**INSTRUCTIONS FOR THE TASK**
The entire listing is to be repeated verbatim.
------ SOURCE DATA
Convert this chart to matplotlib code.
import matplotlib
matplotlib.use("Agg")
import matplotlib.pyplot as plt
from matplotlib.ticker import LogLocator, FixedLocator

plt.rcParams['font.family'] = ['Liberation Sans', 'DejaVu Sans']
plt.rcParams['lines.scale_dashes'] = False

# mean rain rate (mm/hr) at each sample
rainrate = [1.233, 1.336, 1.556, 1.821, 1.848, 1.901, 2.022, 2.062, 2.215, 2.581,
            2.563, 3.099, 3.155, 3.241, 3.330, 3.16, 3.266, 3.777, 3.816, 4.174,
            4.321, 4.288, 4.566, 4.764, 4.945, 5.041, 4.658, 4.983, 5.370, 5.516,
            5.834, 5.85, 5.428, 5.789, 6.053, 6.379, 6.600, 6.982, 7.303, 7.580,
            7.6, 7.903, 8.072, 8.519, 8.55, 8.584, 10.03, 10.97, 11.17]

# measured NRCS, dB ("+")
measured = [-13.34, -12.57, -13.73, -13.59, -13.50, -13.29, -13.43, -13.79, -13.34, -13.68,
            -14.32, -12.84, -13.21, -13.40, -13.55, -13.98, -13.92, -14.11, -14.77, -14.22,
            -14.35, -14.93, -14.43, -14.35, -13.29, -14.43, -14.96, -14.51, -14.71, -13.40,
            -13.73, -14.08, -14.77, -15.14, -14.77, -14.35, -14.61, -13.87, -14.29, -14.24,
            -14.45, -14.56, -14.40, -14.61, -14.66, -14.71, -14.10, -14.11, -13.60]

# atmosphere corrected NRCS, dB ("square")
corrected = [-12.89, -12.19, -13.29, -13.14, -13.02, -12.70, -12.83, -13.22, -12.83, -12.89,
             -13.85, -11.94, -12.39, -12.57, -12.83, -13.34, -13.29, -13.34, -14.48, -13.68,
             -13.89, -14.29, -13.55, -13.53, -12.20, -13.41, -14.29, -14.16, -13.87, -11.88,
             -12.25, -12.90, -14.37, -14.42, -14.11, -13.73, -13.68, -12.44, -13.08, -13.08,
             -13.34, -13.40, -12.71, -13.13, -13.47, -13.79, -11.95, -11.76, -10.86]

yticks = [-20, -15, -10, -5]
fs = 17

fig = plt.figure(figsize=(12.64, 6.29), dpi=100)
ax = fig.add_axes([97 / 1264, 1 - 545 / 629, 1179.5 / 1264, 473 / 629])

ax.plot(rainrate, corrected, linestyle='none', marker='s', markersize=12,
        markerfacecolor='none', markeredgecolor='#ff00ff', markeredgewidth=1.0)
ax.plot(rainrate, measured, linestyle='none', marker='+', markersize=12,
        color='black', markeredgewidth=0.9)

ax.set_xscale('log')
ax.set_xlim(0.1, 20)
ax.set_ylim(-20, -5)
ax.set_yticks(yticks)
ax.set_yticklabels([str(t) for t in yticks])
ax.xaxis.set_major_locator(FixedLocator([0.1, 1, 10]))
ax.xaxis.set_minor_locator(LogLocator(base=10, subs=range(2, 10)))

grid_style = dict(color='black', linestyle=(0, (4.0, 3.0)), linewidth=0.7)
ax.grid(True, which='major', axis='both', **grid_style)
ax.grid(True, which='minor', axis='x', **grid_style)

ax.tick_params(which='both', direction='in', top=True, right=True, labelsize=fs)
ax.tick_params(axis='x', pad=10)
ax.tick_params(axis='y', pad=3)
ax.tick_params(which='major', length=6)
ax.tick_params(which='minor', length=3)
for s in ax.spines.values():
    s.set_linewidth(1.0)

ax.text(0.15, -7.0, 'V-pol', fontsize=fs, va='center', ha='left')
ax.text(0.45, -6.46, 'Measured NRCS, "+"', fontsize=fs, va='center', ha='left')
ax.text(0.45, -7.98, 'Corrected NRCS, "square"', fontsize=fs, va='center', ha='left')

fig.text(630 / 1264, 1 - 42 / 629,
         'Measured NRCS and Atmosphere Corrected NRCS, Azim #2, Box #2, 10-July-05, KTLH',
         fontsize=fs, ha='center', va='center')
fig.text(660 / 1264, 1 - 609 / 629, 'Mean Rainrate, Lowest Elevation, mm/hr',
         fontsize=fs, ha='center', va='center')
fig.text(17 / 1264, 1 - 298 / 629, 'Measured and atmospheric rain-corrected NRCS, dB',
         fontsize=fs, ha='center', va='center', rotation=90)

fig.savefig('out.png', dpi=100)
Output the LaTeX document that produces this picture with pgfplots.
------------
**ANSWER TO THE EXERCISE**
Convert this chart to matplotlib code.
import matplotlib
matplotlib.use("Agg")
import matplotlib.pyplot as plt
from matplotlib.ticker import LogLocator, FixedLocator

plt.rcParams['font.family'] = ['Liberation Sans', 'DejaVu Sans']
plt.rcParams['lines.scale_dashes'] = False

# mean rain rate (mm/hr) at each sample
rainrate = [1.233, 1.336, 1.556, 1.821, 1.848, 1.901, 2.022, 2.062, 2.215, 2.581,
            2.563, 3.099, 3.155, 3.241, 3.330, 3.16, 3.266, 3.777, 3.816, 4.174,
            4.321, 4.288, 4.566, 4.764, 4.945, 5.041, 4.658, 4.983, 5.370, 5.516,
            5.834, 5.85, 5.428, 5.789, 6.053, 6.379, 6.600, 6.982, 7.303, 7.580,
            7.6, 7.903, 8.072, 8.519, 8.55, 8.584, 10.03, 10.97, 11.17]

# measured NRCS, dB ("+")
measured = [-13.34, -12.57, -13.73, -13.59, -13.50, -13.29, -13.43, -13.79, -13.34, -13.68,
            -14.32, -12.84, -13.21, -13.40, -13.55, -13.98, -13.92, -14.11, -14.77, -14.22,
            -14.35, -14.93, -14.43, -14.35, -13.29, -14.43, -14.96, -14.51, -14.71, -13.40,
            -13.73, -14.08, -14.77, -15.14, -14.77, -14.35, -14.61, -13.87, -14.29, -14.24,
            -14.45, -14.56, -14.40, -14.61, -14.66, -14.71, -14.10, -14.11, -13.60]

# atmosphere corrected NRCS, dB ("square")
corrected = [-12.89, -12.19, -13.29, -13.14, -13.02, -12.70, -12.83, -13.22, -12.83, -12.89,
             -13.85, -11.94, -12.39, -12.57, -12.83, -13.34, -13.29, -13.34, -14.48, -13.68,
             -13.89, -14.29, -13.55, -13.53, -12.20, -13.41, -14.29, -14.16, -13.87, -11.88,
             -12.25, -12.90, -14.37, -14.42, -14.11, -13.73, -13.68, -12.44, -13.08, -13.08,
             -13.34, -13.40, -12.71, -13.13, -13.47, -13.79, -11.95, -11.76, -10.86]

yticks = [-20, -15, -10, -5]
fs = 17

fig = plt.figure(figsize=(12.64, 6.29), dpi=100)
ax = fig.add_axes([97 / 1264, 1 - 545 / 629, 1179.5 / 1264, 473 / 629])

ax.plot(rainrate, corrected, linestyle='none', marker='s', markersize=12,
        markerfacecolor='none', markeredgecolor='#ff00ff', markeredgewidth=1.0)
ax.plot(rainrate, measured, linestyle='none', marker='+', markersize=12,
        color='black', markeredgewidth=0.9)

ax.set_xscale('log')
ax.set_xlim(0.1, 20)
ax.set_ylim(-20, -5)
ax.set_yticks(yticks)
ax.set_yticklabels([str(t) for t in yticks])
ax.xaxis.set_major_locator(FixedLocator([0.1, 1, 10]))
ax.xaxis.set_minor_locator(LogLocator(base=10, subs=range(2, 10)))

grid_style = dict(color='black', linestyle=(0, (4.0, 3.0)), linewidth=0.7)
ax.grid(True, which='major', axis='both', **grid_style)
ax.grid(True, which='minor', axis='x', **grid_style)

ax.tick_params(which='both', direction='in', top=True, right=True, labelsize=fs)
ax.tick_params(axis='x', pad=10)
ax.tick_params(axis='y', pad=3)
ax.tick_params(which='major', length=6)
ax.tick_params(which='minor', length=3)
for s in ax.spines.values():
    s.set_linewidth(1.0)

ax.text(0.15, -7.0, 'V-pol', fontsize=fs, va='center', ha='left')
ax.text(0.45, -6.46, 'Measured NRCS, "+"', fontsize=fs, va='center', ha='left')
ax.text(0.45, -7.98, 'Corrected NRCS, "square"', fontsize=fs, va='center', ha='left')

fig.text(630 / 1264, 1 - 42 / 629,
         'Measured NRCS and Atmosphere Corrected NRCS, Azim #2, Box #2, 10-July-05, KTLH',
         fontsize=fs, ha='center', va='center')
fig.text(660 / 1264, 1 - 609 / 629, 'Mean Rainrate, Lowest Elevation, mm/hr',
         fontsize=fs, ha='center', va='center')
fig.text(17 / 1264, 1 - 298 / 629, 'Measured and atmospheric rain-corrected NRCS, dB',
         fontsize=fs, ha='center', va='center', rotation=90)

fig.savefig('out.png', dpi=100)
Output the LaTeX document that produces this picture with pgfplots.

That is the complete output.